If your kernel will build with any CFI, that's pretty much the gold standard of portability for a kernel. In fact, you'll be pretty hard-pressed not to use some more compiler-specific feature at some points (inline assembly is awfully useful, for instance). But <stdarg.h> doesn't have to be one of them; you're really not giving up any portability by using it. You can expect it to be supported by any usable compiler targeting any given architecture, and that includes cross compilers (which will be configured to use the correct header for the target). For instance, in the case of a GNU system, <stdarg.h> ships with the gcc compiler itself, and not with the glibc standard library.

As some further assurance, until very recently, the Linux kernel itself used <stdarg.h> in precisely this way. (About a month ago there was a commit to create their own <linux/stdarg.h> file, which just copy-pastes from an old version of gcc's <stdarg.h> and defines the macros as their gcc-specific __builtin versions. Linux only supports building with gcc anyway, so this doesn't hurt them. But my best guess is that this was done for licensing reasons - the commit message emphasizes that they copied a GPL 2 version - rather than based on anything technical.)

By contrast, writing your variadic functions in assembly will naturally tie you to that specific architecture, and they'd be one more thing to be rewritten if you ever want to port to another architecture. And trying to access variadic arguments on the stack from C, with tricks like arg = *((int *)&fixed_arg 1), is (a) ABI-dependent, (b) only possible at all for ABIs which actually pass args on the stack, which these days isn't much besides x86-32, and (c) is undefined behavior that might be "miscompiled" by some compilers. Finally, things like __builtin_va_start are strictly compiler-dependent (gcc and clang in this case), and using <stdarg.h> is no worse because gcc's <stdarg.h> simply contains macros like #define va_start __builtin_va_start.

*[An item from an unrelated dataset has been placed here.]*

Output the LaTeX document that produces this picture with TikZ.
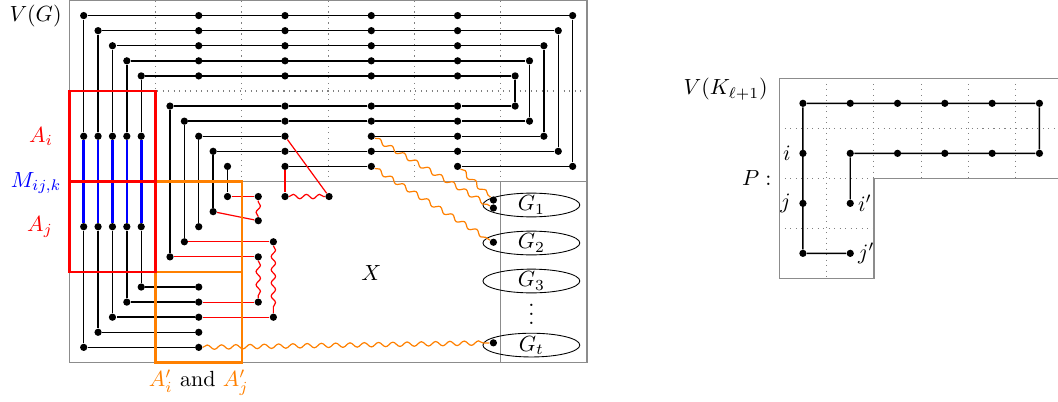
\documentclass[tikz,border=0pt]{standalone}
\usepackage{amsmath,amssymb}
\usepackage{xcolor}
\usepackage{tikz}
\usetikzlibrary{decorations.pathmorphing,shapes.geometric}

\begin{document}
\begin{tikzpicture}[x=0.2301cm, y=-0.2413cm,
  dot/.style={circle, fill, inner sep=0pt, minimum size=3.3pt},
  frame/.style={gray!90, line width=0.6pt},
  gridl/.style={gray, dotted, line width=0.5pt},
  wire/.style={line width=0.65pt},
  rwire/.style={red, line width=0.55pt},
  rwave/.style={red, line width=0.55pt, decorate,
                decoration={snake, amplitude=1pt, segment length=6pt}},
  owave/.style={orange, line width=0.55pt, decorate,
                decoration={snake, amplitude=1pt, segment length=6.5pt}},
  mline/.style={blue, line width=1.2pt},
  abox/.style={red, line width=1.2pt},
  obox/.style={orange, line width=1.2pt},
  gset/.style={ellipse, draw, inner sep=0pt, minimum width=1.55cm,
               minimum height=0.38cm, text height=1.5ex, text depth=0.25ex}
]
  \useasboundingbox (-4.82,-0.033) rectangle (68.75,26.62);

  % grid of V(G)
  \foreach \col in {6,12,...,30} \draw[gridl] (\col,0) -- (\col,12);
  \draw[gridl] (0,6) -- (36,6);
  \draw[frame] (0,0) rectangle (36,24);
  \draw[frame] (0,12) -- (36,12);
  \draw[frame] (30,12) -- (30,24);

  % nested paths
  \foreach \k in {1,...,5} {
    \pgfmathtruncatemacro{\ur}{36-\k}
    \pgfmathtruncatemacro{\vm}{12-\k}
    \pgfmathtruncatemacro{\vd}{12+\k}
    \pgfmathtruncatemacro{\vb}{24-\k}
    \node[dot] (c\k) at (\k,\k) {};
    \node[dot] (ai\k) at (\k,9) {};
    \node[dot] (aj\k) at (\k,15) {};
    \node[dot] (b\k) at (\k,\vb) {};
    \node[dot] (e\k) at (9,\vb) {};
    \foreach \col in {9,15,21,27} \node[dot] (t\k-\col) at (\col,\k) {};
    \node[dot] (q\k) at (\ur,\k) {};
    \node[dot] (s\k) at (\ur,\vm) {};
    \foreach \col in {15,21,27} \node[dot] (m\k-\col) at (\col,\vm) {};
    \node[dot] (d\k) at (\vm,\vm) {};
    \node[dot] (f\k) at (\vm,\vd) {};
    \draw[wire] (e\k) -- (b\k) -- (aj\k);
    \draw[mline] (aj\k) -- (ai\k);
    \draw[wire] (ai\k) -- (c\k) -- (q\k) -- (s\k) -- (m\k-27);
    \draw[wire] (d\k) -- (f\k);
  }
  \foreach \k in {2,4,5} \draw[wire] (m\k-27) -- (m\k-21) -- (m\k-15) -- (d\k);
  \draw[wire] (m3-27) -- (m3-21) (m3-15) -- (d3);
  \draw[wire] (m1-21) -- (m1-15);

  % red detours
  \node[dot] (x1) at (13.14,17) {};
  \node[dot] (x2) at (13.14,20) {};
  \node[dot] (y1) at (14.19,16) {};
  \node[dot] (y2) at (14.19,21) {};
  \node[dot] (z1) at (13.14,14.6) {};
  \node[dot] (z2) at (13.14,13) {};
  \node[dot] (w1) at (15,13) {};
  \node[dot] (w2) at (18.06,13) {};
  \draw[rwire] (f5) -- (x1);
  \draw[rwave] (x1) -- (x2);
  \draw[rwire] (x2) -- (e4);
  \draw[rwire] (f4) -- (y1);
  \draw[rwave] (y1) -- (y2);
  \draw[rwire] (y2) -- (e3);
  \draw[rwire] (f2) -- (z1);
  \draw[rwave] (z1) -- (z2);
  \draw[rwire] (z2) -- (f1);
  \draw[rwire] (m1-15) -- (w1);
  \draw[rwave] (w1) -- (w2);
  \draw[rwire] (w2) -- (m3-15);

  % components G_1..G_t
  \node[gset] (g1) at (32.13,13.56) {$G_1$};
  \node[gset] (g2) at (32.13,16.08) {$G_2$};
  \node[gset] (g3) at (32.13,18.6) {$G_3$};
  \node[gset] (gt) at (32.13,22.85) {$G_t$};
  \node[inner sep=0pt, text height=9.5pt, text depth=0pt] (gdots) at (32.13,20.77) {$\vdots$};
  \node[dot] (h1) at (29.49,13.23) {};
  \node[dot] (h2) at (29.49,13.76) {};
  \node[dot] (h3) at (29.49,16.03) {};
  \node[dot] (h4) at (29.49,22.7) {};
  \draw[owave] (m1-27) -- (h1);
  \draw[owave] (m3-21) -- (h2);
  \draw[owave] (m1-21) -- (h3);
  \draw[owave] (e1) -- (h4);

  % boxes
  \draw[obox] (6,12) rectangle (12,18);
  \draw[obox] (6,18) rectangle (12,24);
  \draw[abox] (0,6) rectangle (6,12);
  \draw[abox] (0,12) rectangle (6,18);

  % labels
  \node[left] (lvg) at (0,1) {$V(G)$};
  \node[left, red] (lai) at (-0.6,9) {$A_i$};
  \node[left, blue] (lm) at (0,12.1) {$M_{ij,k}$};
  \node[left, red] (laj) at (-0.6,15) {$A_j$};
  \node (lx) at (21,18.1) {$X$};
  \node[below] (la) at (9,24) {\textcolor{orange}{$A'_i$} and \textcolor{orange}{$A'_j$}};

  % V(K_{l+1}) and the path P
  \begin{scope}[shift={(49.37,5.16)}, xscale=3.289, yscale=3.316]
    \draw[gridl] (1,0) -- (1,4);
    \foreach \col in {2,...,5} \draw[gridl] (\col,0) -- (\col,2);
    \draw[gridl] (0,1) -- (5.89,1);
    \draw[gridl] (0,2) -- (2,2);
    \draw[gridl] (0,3) -- (2,3);
    \draw[frame] (5.89,0) -- (0,0) -- (0,4) -- (2,4) -- (2,2) -- (5.89,2);
    \foreach \col in {0,...,5} \node[dot] (k\col) at (\col+0.5,0.5) {};
    \foreach \col in {1,...,5} \node[dot] (n\col) at (\col+0.5,1.5) {};
    \node[dot] (ni) at (0.5,1.5) {};
    \node[dot] (nj) at (0.5,2.5) {};
    \node[dot] (ni2) at (1.5,2.5) {};
    \node[dot] (nl) at (0.5,3.5) {};
    \node[dot] (nj2) at (1.5,3.5) {};
    \draw[wire] (nj2) -- (nl) -- (k0) -- (k5) -- (n5) -- (n1) -- (ni2);
    \node[left=2pt] (li) at (ni) {$i$};
    \node[left=2pt] (lj) at (nj) {$j$};
    \node[right] (li2) at (ni2) {$i'$};
    \node[right] (lj2) at (nj2) {$j'$};
    \node[left] (lp) at (0,2) {$P:$};
    \node[left] (lk) at (-0.08,0.22) {$V(K_{\ell+1})$};
  \end{scope}
\end{tikzpicture}
\end{document}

CodePudding user response：

Since you are highlighting kernel space, is it right that you want a user space function which is implemented via some sort of kernel call and is variadic? This is a bit problematic; as a typical kernel entry point transitions the flow of control onto a kernel stack. Your va_start(), va_arg() implementations would have to be aware of how to traverse to the user's stack, and possibly map bits of a register save area into the vector.

An easier approach would be to have the user function:

int ufunc(char *fmt, ...) {
    va_list v;
    int n;
    va_start(v, fmt);
    n = __ufunc(fmt, v);
    va_end(v);
    return n;
}

And implement __ufunc in the kernel. Traditionally this is how the execl and execv family of functions co-operate to make handy interfaces, but only use one kernel call.

Your kernel will still have a bit of work dealing with the user stack though. For example, I could craft a va_list value for your call that caused the kernel to read out some private data. But if you are able to sort that the va_list points somewhere valid, and whatever processing you are doing with va_arg() supplied values are also valid, you would be able to use the stock compiler provided implementation.

Do note that if the user program used a different calling convention than your kernel, you could be in for a bit of work. For example, microsoft ignored the published ABI for the amd64, so that might cause a problem.